— Start Recorded information —

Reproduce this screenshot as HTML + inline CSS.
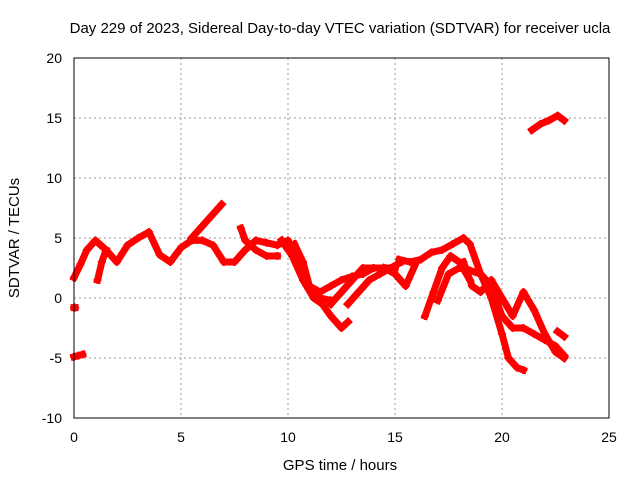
<!DOCTYPE html>
<html><head><meta charset="utf-8"><style>
body{margin:0;background:#fff;}
svg{display:block;font-family:"Liberation Sans",sans-serif;}
</style></head><body>
<svg id="chart" width="640" height="480">
<text x="340" y="33" font-size="15" text-anchor="middle">Day 229 of 2023, Sidereal Day-to-day VTEC variation (SDTVAR) for receiver ucla</text>
<text x="340" y="470" font-size="15" text-anchor="middle">GPS time / hours</text>
<text transform="translate(19,238) rotate(-90)" font-size="15" text-anchor="middle">SDTVAR / TECUs</text>
<g id="grid"></g><g id="series"></g>
<rect x="74" y="58" width="535" height="360" fill="none" stroke="#000"/>
</svg>
<script>
const xTicks=[0,5,10,15,20,25];
const yTicks=[-10,-5,0,5,10,15,20];
const trackHours=[
[0,0.3,0.6,1,1.5,2,2.5,3,3.5,4,4.5,5,5.5,6,6.5,7,7.5,8,8.5,9,9.5,10,10.5,11,11.5,12],
[5.5,6,6.5,6.9],
[1.1,1.3,1.5],
[7.8,8,8.5,9,9.5],
[9.7,10.2,10.7,11.2,11.6,12,12.5,12.8],
[10.3,10.7,11,11.5,12,12.5,13,13.5,14,14.5,15],
[12,12.5,13,13.5,14],
[12.8,13.3,13.8,14.3,14.8,15.3],
[15.2,15.7,16.2,16.7,17.2,17.7,18.2,18.5,19,19.5,20,20.3,20.7,21],
[16.4,16.8,17.2,17.6,18,18.5],
[17,17.5,18,18.5,19,19.5,20,20.5,21,21.5,22,22.5,22.9],
[18.2,18.6,19,19.5,20,20.5,21,21.5,22,22.5,22.9],
[21.4,21.8,22.2,22.6,22.9],
[0,0.05],
[0,0.2,0.4],
[22.6,22.9],
[14.5,15,15.5,16]
];
const trackValues=[
[1.7,2.8,4,4.8,4,3,4.4,5,5.5,3.6,3,4.2,4.8,4.8,4.4,3,3,4,4.8,4.6,4.4,4.8,3,1,0,-0.2],
[5,6,7,7.8],
[1.5,3,4],
[5.8,4.8,4,3.5,3.5],
[4.8,3.5,1.5,0,-0.5,-1.5,-2.5,-2],
[4.5,3,1,0.5,1,1.5,1.8,2,2.5,2.5,2.5],
[-0.5,0.5,1.5,2.5,2.5],
[-0.5,0.5,1.5,2,2.5,3],
[3.2,3,3.2,3.8,4,4.5,5,4.5,2,0,-3,-5,-5.8,-6],
[-1.5,0.5,2.5,3.5,3,1.5],
[-0.2,2,2.5,2.3,2,1,-1.5,-2.5,-2.5,-3,-3.5,-4,-4.8],
[3,1,0.5,1.5,0,-1.5,0.5,-1,-3,-4.5,-5],
[14,14.5,14.8,15.2,14.8],
[-0.8,-0.8],
[-4.9,-4.8,-4.7],
[-2.8,-3.2],
[2.5,2,1,3]
];
const NS="http://www.w3.org/2000/svg";
const xs=h=>74+h*21.4, ys=v=>298-v*12;
const grid=document.getElementById('grid'), ser=document.getElementById('series');
function mk(t,a,p){const e=document.createElementNS(NS,t);for(const k in a)e.setAttribute(k,a[k]);p.appendChild(e);return e;}
xTicks.forEach(t=>{
  const x=xs(t);
  if(t>0&&t<25){const l=mk('line',{x1:x,x2:x,y1:58,y2:418,stroke:'#999','stroke-dasharray':'2,3'},grid);
  
  }
  const tx=mk('text',{x:x,y:442,'font-size':14,'text-anchor':'middle'},grid);tx.textContent=t;
  
  
});
yTicks.forEach(t=>{
  const y=ys(t);
  if(t>-10&&t<20){const l=mk('line',{x1:74,x2:609,y1:y,y2:y,stroke:'#999','stroke-dasharray':'2,3'},grid);
  
  }
  const tx=mk('text',{x:62,y:y+5,'font-size':14,'text-anchor':'end'},grid);tx.textContent=t;
  
  
});
trackHours.forEach((hs,i)=>{
  const vs=trackValues[i];
  const pts=hs.map((h,j)=>xs(h)+','+ys(vs[j])).join(' ');
  const pl=mk('polyline',{points:pts,fill:'none',stroke:'#f00','stroke-width':7,'stroke-linejoin':'round','stroke-linecap':'square'},ser);
  
  
  hs.forEach((h,j)=>{
    const x=xs(h),y=ys(vs[j]);
    const p=mk('path',{d:`M${x-4},${y}H${x+4}M${x},${y-4}V${y+4}`,stroke:'#f00','stroke-width':2},ser);
    
    
  });
});
</script>
</body></html>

— End Recorded information —

Copy the material shown above in full and exactly. Skip the pictures.

Reproduce this screenshot as HTML + inline CSS.
<!DOCTYPE html>
<html><head><meta charset="utf-8"><style>
body{margin:0;background:#fff;}
svg{display:block;font-family:"Liberation Sans",sans-serif;}
</style></head><body>
<svg id="chart" width="640" height="480">
<text x="340" y="33" font-size="15" text-anchor="middle">Day 229 of 2023, Sidereal Day-to-day VTEC variation (SDTVAR) for receiver ucla</text>
<text x="340" y="470" font-size="15" text-anchor="middle">GPS time / hours</text>
<text transform="translate(19,238) rotate(-90)" font-size="15" text-anchor="middle">SDTVAR / TECUs</text>
<g id="grid"></g><g id="series"></g>
<rect x="74" y="58" width="535" height="360" fill="none" stroke="#000"/>
</svg>
<script>
const xTicks=[0,5,10,15,20,25];
const yTicks=[-10,-5,0,5,10,15,20];
const trackHours=[
[0,0.3,0.6,1,1.5,2,2.5,3,3.5,4,4.5,5,5.5,6,6.5,7,7.5,8,8.5,9,9.5,10,10.5,11,11.5,12],
[5.5,6,6.5,6.9],
[1.1,1.3,1.5],
[7.8,8,8.5,9,9.5],
[9.7,10.2,10.7,11.2,11.6,12,12.5,12.8],
[10.3,10.7,11,11.5,12,12.5,13,13.5,14,14.5,15],
[12,12.5,13,13.5,14],
[12.8,13.3,13.8,14.3,14.8,15.3],
[15.2,15.7,16.2,16.7,17.2,17.7,18.2,18.5,19,19.5,20,20.3,20.7,21],
[16.4,16.8,17.2,17.6,18,18.5],
[17,17.5,18,18.5,19,19.5,20,20.5,21,21.5,22,22.5,22.9],
[18.2,18.6,19,19.5,20,20.5,21,21.5,22,22.5,22.9],
[21.4,21.8,22.2,22.6,22.9],
[0,0.05],
[0,0.2,0.4],
[22.6,22.9],
[14.5,15,15.5,16]
];
const trackValues=[
[1.7,2.8,4,4.8,4,3,4.4,5,5.5,3.6,3,4.2,4.8,4.8,4.4,3,3,4,4.8,4.6,4.4,4.8,3,1,0,-0.2],
[5,6,7,7.8],
[1.5,3,4],
[5.8,4.8,4,3.5,3.5],
[4.8,3.5,1.5,0,-0.5,-1.5,-2.5,-2],
[4.5,3,1,0.5,1,1.5,1.8,2,2.5,2.5,2.5],
[-0.5,0.5,1.5,2.5,2.5],
[-0.5,0.5,1.5,2,2.5,3],
[3.2,3,3.2,3.8,4,4.5,5,4.5,2,0,-3,-5,-5.8,-6],
[-1.5,0.5,2.5,3.5,3,1.5],
[-0.2,2,2.5,2.3,2,1,-1.5,-2.5,-2.5,-3,-3.5,-4,-4.8],
[3,1,0.5,1.5,0,-1.5,0.5,-1,-3,-4.5,-5],
[14,14.5,14.8,15.2,14.8],
[-0.8,-0.8],
[-4.9,-4.8,-4.7],
[-2.8,-3.2],
[2.5,2,1,3]
];
const NS="http://www.w3.org/2000/svg";
const xs=h=>74+h*21.4, ys=v=>298-v*12;
const grid=document.getElementById('grid'), ser=document.getElementById('series');
function mk(t,a,p){const e=document.createElementNS(NS,t);for(const k in a)e.setAttribute(k,a[k]);p.appendChild(e);return e;}
xTicks.forEach(t=>{
  const x=xs(t);
  if(t>0&&t<25){const l=mk('line',{x1:x,x2:x,y1:58,y2:418,stroke:'#999','stroke-dasharray':'2,3'},grid);
  
  }
  const tx=mk('text',{x:x,y:442,'font-size':14,'text-anchor':'middle'},grid);tx.textContent=t;
  
  
});
yTicks.forEach(t=>{
  const y=ys(t);
  if(t>-10&&t<20){const l=mk('line',{x1:74,x2:609,y1:y,y2:y,stroke:'#999','stroke-dasharray':'2,3'},grid);
  
  }
  const tx=mk('text',{x:62,y:y+5,'font-size':14,'text-anchor':'end'},grid);tx.textContent=t;
  
  
});
trackHours.forEach((hs,i)=>{
  const vs=trackValues[i];
  const pts=hs.map((h,j)=>xs(h)+','+ys(vs[j])).join(' ');
  const pl=mk('polyline',{points:pts,fill:'none',stroke:'#f00','stroke-width':7,'stroke-linejoin':'round','stroke-linecap':'square'},ser);
  
  
  hs.forEach((h,j)=>{
    const x=xs(h),y=ys(vs[j]);
    const p=mk('path',{d:`M${x-4},${y}H${x+4}M${x},${y-4}V${y+4}`,stroke:'#f00','stroke-width':2},ser);
    
    
  });
});
</script>
</body></html>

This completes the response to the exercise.